Surgical intervention is indicated in patients with disabling claudication and/or ischemia at rest manifested by rest pain in the foot, ischemic ulceration, or pregangrenous skin changes. ¹⁵ The combination of angioplasty and stenting has become first-line therapy for most patients with Leriche syndrome.^8,16 Open surgery with a bypass graft is typically used for patients who have had unsuccessful endovascular treatments or patients with more extensive disease.^8,16 It is important that notable collateral pathways are reported because they can change surgical management. ¹⁷ This is usually done with CTA or conventional angiography so that the exact location of the collateral is clear.
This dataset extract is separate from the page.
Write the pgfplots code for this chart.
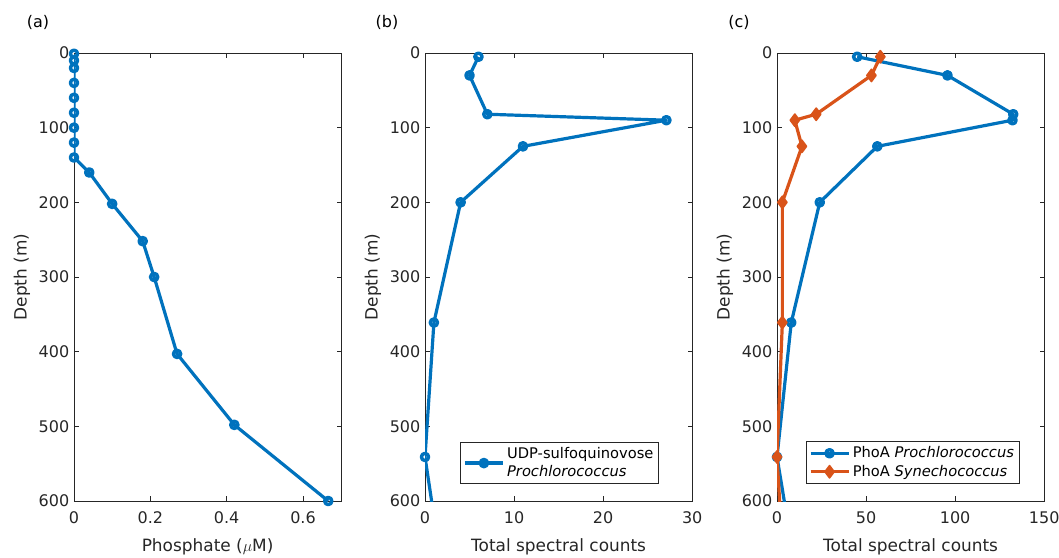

Disturbing these collaterals during surgical intervention could destroy the blood supply to the lower extremities.^8,17,18 In some cases, interruption of critical collaterals cannot be avoided, so limb viability should be monitored closely after operation. ¹⁷

Conclusion

Leriche syndrome is complete occlusion of the infrarenal aorta and bilateral common iliac arteries that usually results in intermittent claudication of the buttocks and thighs but may present with more severe symptoms such as ischemic rest pain. Sonography is a useful tool in detecting absent blood flow in the aorta and iliac arteries, evaluating for arterial collateralization seen with chronic obstructive disease and assessing distal vascularization. By correlating the clinical signs and symptoms with the sonographic findings, sonography is able to play a major role in the diagnosis of Leriche syndrome.